** Start **

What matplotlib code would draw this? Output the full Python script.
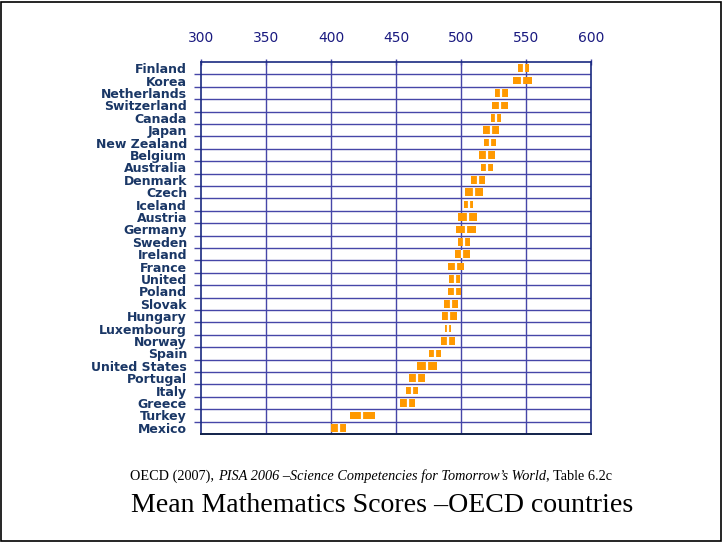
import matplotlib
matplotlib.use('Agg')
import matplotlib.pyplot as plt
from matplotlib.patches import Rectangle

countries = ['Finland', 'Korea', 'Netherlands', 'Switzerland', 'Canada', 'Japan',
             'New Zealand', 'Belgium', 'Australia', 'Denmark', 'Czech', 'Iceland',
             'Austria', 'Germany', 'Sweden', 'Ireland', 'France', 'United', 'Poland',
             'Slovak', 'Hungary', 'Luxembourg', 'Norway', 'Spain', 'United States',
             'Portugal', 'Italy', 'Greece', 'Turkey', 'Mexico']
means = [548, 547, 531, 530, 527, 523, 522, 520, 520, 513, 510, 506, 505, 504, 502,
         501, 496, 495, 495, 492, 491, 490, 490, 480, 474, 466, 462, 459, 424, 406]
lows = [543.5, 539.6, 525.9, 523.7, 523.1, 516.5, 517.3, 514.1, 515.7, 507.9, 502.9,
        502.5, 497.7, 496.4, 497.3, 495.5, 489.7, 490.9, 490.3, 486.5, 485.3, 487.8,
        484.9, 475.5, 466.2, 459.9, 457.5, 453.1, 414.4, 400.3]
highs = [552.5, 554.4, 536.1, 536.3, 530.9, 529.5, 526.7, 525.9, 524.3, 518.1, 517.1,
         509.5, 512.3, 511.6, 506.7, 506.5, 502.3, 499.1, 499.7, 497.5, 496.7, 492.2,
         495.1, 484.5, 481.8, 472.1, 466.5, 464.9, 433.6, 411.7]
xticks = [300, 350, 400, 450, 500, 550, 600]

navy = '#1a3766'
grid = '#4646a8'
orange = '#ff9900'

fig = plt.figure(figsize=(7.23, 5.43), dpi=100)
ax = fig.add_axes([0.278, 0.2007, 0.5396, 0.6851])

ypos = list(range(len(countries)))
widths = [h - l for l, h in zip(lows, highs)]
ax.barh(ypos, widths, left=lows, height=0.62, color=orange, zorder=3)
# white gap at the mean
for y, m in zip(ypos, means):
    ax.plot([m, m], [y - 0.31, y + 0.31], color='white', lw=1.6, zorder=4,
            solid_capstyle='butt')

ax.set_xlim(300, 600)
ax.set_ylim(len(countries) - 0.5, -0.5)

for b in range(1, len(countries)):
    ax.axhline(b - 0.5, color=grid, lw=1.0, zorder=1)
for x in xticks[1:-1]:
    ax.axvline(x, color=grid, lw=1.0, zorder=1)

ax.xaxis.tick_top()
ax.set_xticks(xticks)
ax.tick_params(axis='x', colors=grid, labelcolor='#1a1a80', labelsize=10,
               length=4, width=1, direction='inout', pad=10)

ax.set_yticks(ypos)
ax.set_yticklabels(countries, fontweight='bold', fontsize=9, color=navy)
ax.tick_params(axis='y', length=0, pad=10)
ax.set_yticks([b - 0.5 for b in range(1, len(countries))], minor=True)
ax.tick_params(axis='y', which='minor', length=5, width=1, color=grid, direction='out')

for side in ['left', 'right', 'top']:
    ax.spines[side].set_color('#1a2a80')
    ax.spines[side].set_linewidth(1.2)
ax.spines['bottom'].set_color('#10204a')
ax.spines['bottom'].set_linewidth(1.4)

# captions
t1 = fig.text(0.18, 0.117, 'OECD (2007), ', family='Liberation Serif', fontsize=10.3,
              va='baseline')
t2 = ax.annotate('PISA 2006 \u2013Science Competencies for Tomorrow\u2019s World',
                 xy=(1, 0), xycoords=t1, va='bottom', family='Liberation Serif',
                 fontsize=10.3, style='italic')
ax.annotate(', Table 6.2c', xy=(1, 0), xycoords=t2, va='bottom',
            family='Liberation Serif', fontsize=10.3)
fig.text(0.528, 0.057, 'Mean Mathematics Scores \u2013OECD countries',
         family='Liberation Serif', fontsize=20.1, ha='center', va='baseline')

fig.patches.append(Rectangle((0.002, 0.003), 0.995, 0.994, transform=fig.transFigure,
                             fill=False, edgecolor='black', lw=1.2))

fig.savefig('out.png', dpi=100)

** End **

**TASK OBJECTIVE**
Restate only the lines running from the start of the material above through the line containing "from matplotlib.patches import Rectangle", ends included. No pictures.

**PROBLEM SOLUTION**
What matplotlib code would draw this? Output the full Python script.
import matplotlib
matplotlib.use('Agg')
import matplotlib.pyplot as plt
from matplotlib.patches import Rectangle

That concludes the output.